As for what documents to store, I would recommend storing anything you'll have a use for later. What documents could be used by someone to continue the project should you leave? What documents would be helpful to bring a new person up to speed? This means specifications, but not documents like burndown charts.
To answer the wiki part of your question, check out DokuWiki. It stores everything in text files so they would be very easy to add into a source control system.
My company stores Word documents in SVN, and accesses them via TortoiseSVN.
Tortoise uses Word's built in change tracking function to show you a "diff" of two revisions.
This works really well, but requires Windows and Word.
Edit:
You could probably get this working with git too. If you install TortoiseSVN, then look in
%PROGRAMFILES%\TortoiseSVN\Diff-Scripts\
, you'll see what tortoise is doing.If you're using git, I assume you're 1337 enough to hack it to work for you :)
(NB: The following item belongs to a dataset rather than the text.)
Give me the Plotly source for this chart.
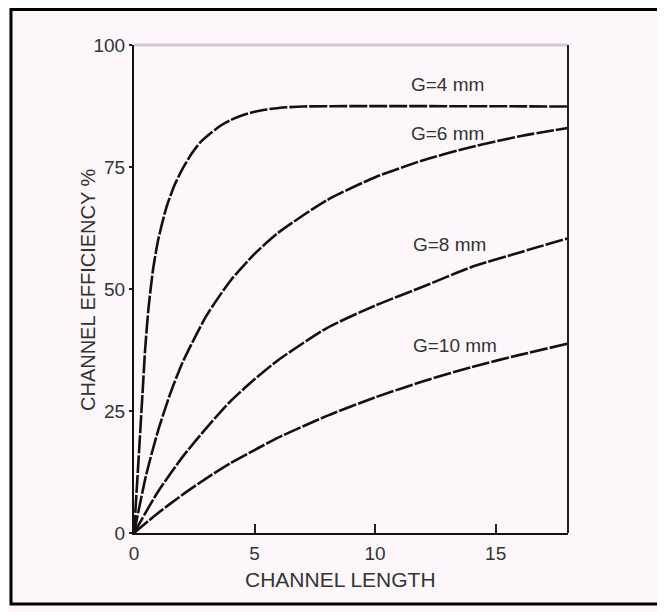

For OOo, word documents and other binary files, you should have a look at pro-git http://git-scm.com/book/ch7-2.html
Git can handle binary files just as well as text files. Instead of explicitly storing diffs, Git stores the entire previous revisions of files in the repository. The repository objects are then compressed to save space. Diffs are reconstructed on the fly whenever you ask for them.
So considering only disk space, there is little difference between storing an XML Office document uncompressed in Git, and storing a zipped version of that same document. The only difference would be the relative performance of Zip vs whatever compression Git chooses to use.
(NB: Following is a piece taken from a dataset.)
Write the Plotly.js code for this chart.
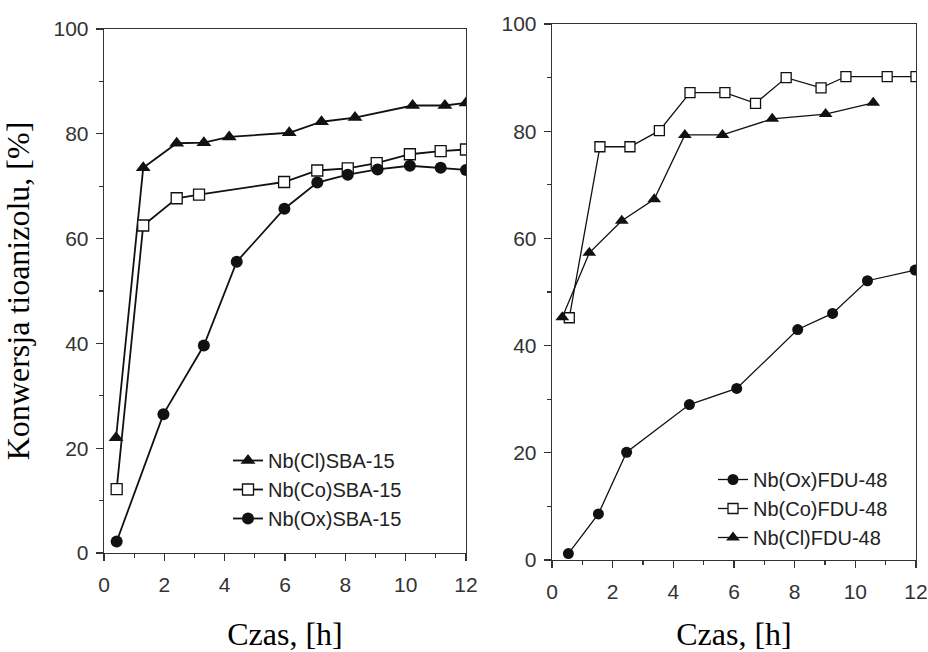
<!DOCTYPE html>
<html>
<head>
<meta charset="utf-8">
<script src="https://cdn.plot.ly/plotly-3.0.1.min.js"></script>
<style>html,body{margin:0;padding:0;background:#fff;}#chart{width:928px;height:652px;}</style>
</head>
<body>
<div id="chart"></div>
<script>
// ---- Left panel (SBA-15) ----
const sbaClTime = [0.40, 1.30, 2.41, 3.31, 4.15, 6.14, 7.21, 8.32, 10.23, 11.30, 12.0];
const sbaClConv = [22.0, 73.5, 78.2, 78.3, 79.4, 80.2, 82.3, 83.1, 85.4, 85.4, 85.9];
const sbaCoTime = [0.42, 1.30, 2.41, 3.15, 5.97, 7.07, 8.08, 9.04, 10.14, 11.16, 12.0];
const sbaCoConv = [12.2, 62.5, 67.7, 68.4, 70.8, 73.0, 73.4, 74.4, 76.1, 76.7, 77.0];
const sbaOxTime = [0.42, 1.97, 3.31, 4.40, 5.98, 7.07, 8.08, 9.07, 10.14, 11.16, 12.0];
const sbaOxConv = [2.2, 26.5, 39.6, 55.6, 65.7, 70.7, 72.2, 73.2, 73.9, 73.5, 73.1];

// ---- Right panel (FDU-48) ----
const fduOxTime = [0.54, 1.53, 2.46, 4.53, 6.09, 8.10, 9.25, 10.40, 11.97];
const fduOxConv = [1.2, 8.6, 20.1, 29.0, 32.0, 43.0, 46.0, 52.1, 54.1];
const fduCoTime = [0.57, 1.58, 2.57, 3.54, 4.55, 5.70, 6.71, 7.72, 8.87, 9.69, 11.05, 12.0];
const fduCoConv = [45.2, 77.1, 77.1, 80.1, 87.2, 87.2, 85.2, 90.0, 88.1, 90.2, 90.2, 90.2];
const fduClTime = [0.34, 1.23, 2.30, 3.37, 4.38, 5.62, 7.26, 9.02, 10.59];
const fduClConv = [45.3, 57.3, 63.3, 67.3, 79.3, 79.3, 82.3, 83.2, 85.3];

const ink = '#111';
function tr(x, y, name, symbol, size, xa, ya, lw, leg) {
  const open = symbol.indexOf('open') >= 0;
  return {
    x: x, y: y, name: name, type: 'scatter', mode: 'lines+markers',
    xaxis: xa, yaxis: ya, legend: leg, cliponaxis: true,
    line: {color: ink, width: lw},
    marker: {symbol: symbol.replace('-open',''), size: size,
             color: open ? '#fff' : ink,
             line: {color: ink, width: open ? 1.3 : 0}}
  };
}

const data = [
  tr(sbaClTime, sbaClConv, 'Nb(Cl)SBA-15', 'triangle-up', 13, 'x', 'y', 1.8, 'legend'),
  tr(sbaCoTime, sbaCoConv, 'Nb(Co)SBA-15', 'square-open', 11, 'x', 'y', 1.8, 'legend'),
  tr(sbaOxTime, sbaOxConv, 'Nb(Ox)SBA-15', 'circle', 12, 'x', 'y', 1.8, 'legend'),
  tr(fduOxTime, fduOxConv, 'Nb(Ox)FDU-48', 'circle', 11, 'x2', 'y2', 1.3, 'legend2'),
  tr(fduCoTime, fduCoConv, 'Nb(Co)FDU-48', 'square-open', 10, 'x2', 'y2', 1.3, 'legend2'),
  tr(fduClTime, fduClConv, 'Nb(Cl)FDU-48', 'triangle-up', 12, 'x2', 'y2', 1.3, 'legend2')
];

const tickFont = {family: 'Liberation Sans, Arial, sans-serif', size: 21, color: '#333'};
const titleFont = {family: 'Liberation Serif, Times New Roman, serif', size: 32, color: '#000'};

function xax(domain, anchor) {
  return {
    domain: domain, anchor: anchor, range: [0, 12], tickvals: [0,2,4,6,8,10,12],
    ticks: 'outside', ticklen: 7, tickwidth: 1.3, tickcolor: '#333',
    minor: {dtick: 1, tick0: 0, ticks: 'outside', ticklen: 4, tickwidth: 1.2, tickcolor: '#333'},
    showline: true, mirror: true, linecolor: '#333', linewidth: 1.3,
    showgrid: false, zeroline: false, tickfont: tickFont, ticklabelstandoff: 5,
    title: {text: 'Czas, [h]', font: titleFont, standoff: 32}
  };
}
function yax(domain, anchor, title) {
  const a = {
    domain: domain, anchor: anchor, range: [0, 100], tickvals: [0,20,40,60,80,100],
    ticks: 'outside', ticklen: 7, tickwidth: 1.3, tickcolor: '#333',
    minor: {dtick: 10, tick0: 0, ticks: 'outside', ticklen: 4, tickwidth: 1.2, tickcolor: '#333'},
    showline: true, mirror: true, linecolor: '#333', linewidth: 1.3,
    showgrid: false, zeroline: false, tickfont: tickFont, ticklabelstandoff: 3
  };
  if (title) a.title = {text: title, font: titleFont, standoff: 16};
  return a;
}

const layout = {
  width: 928, height: 652,
  margin: {l: 0, r: 0, t: 0, b: 0},
  paper_bgcolor: '#fff', plot_bgcolor: '#fff',
  xaxis: xax([104/928, 466/928], 'y'),
  yaxis: yax([1 - 553/652, 1 - 29/652], 'x', 'Konwersja tioanizolu, [%]'),
  xaxis2: xax([552/928, 916/928], 'y2'),
  yaxis2: yax([1 - 560/652, 1 - 24/652], 'x2', null),
  legend: {x: 228/928, y: 1 - 441/652, xanchor: 'left', yanchor: 'top',
           bgcolor: 'rgba(0,0,0,0)', borderwidth: 0, tracegroupgap: 0,
           font: {family: 'Liberation Sans, Arial, sans-serif', size: 20, color: '#222'}},
  legend2: {x: 713/928, y: 1 - 460/652, xanchor: 'left', yanchor: 'top',
           bgcolor: 'rgba(0,0,0,0)', borderwidth: 0, tracegroupgap: 0,
           font: {family: 'Liberation Sans, Arial, sans-serif', size: 20, color: '#222'}},
  showlegend: true
};

Plotly.newPlot('chart', data, layout, {displayModeBar: false, staticPlot: true});
</script>
</body>
</html>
When deciding what document format you choose, you should make sure that team members (or are you working alone?) are comfortable working with the format itself.
Storage is not so much the problem as is being able to see diffs between versions and merging. In my experience, nothing beats text formats that can be edited freely in any text editor. This excludes HTML and about any XML-based format. DocBook being a barely usable exception.
A good wiki that can use any of the popular version control systems and be set up in a distributed fashion is IkiWiki. With IkiWiki, markup parsing is done in plug-ins, so you can choose input format on a per-document basis. The "default", Markdown gets pretty close to plain-text formats.
If you're unhappy with using LaTeX, don't use it. I think it's unsuitable for taking quick notes. Man pages are written in nroff, but many people use other formats such as POD.
Some projects that strive to be alternatives to Visio are Kivio (KDE) and Dia (Gtk/Gnome). I haven't used Visio itself, so I can't comment on their feature sets. It probably depends on what sorts of visuals / diagrams you want to create. UML? Flow charts?
For Word documents, try using RTF (rich text format), which is basically text. Another possibility would be HTML. They're text, so you should be able to do diffs on them.
Most Wikis are distributed in that they're designed for collaboration. I think you're really asking about whether there are hosted solutions or do you have to manage them. Take a look at http://www.atlassian.com/.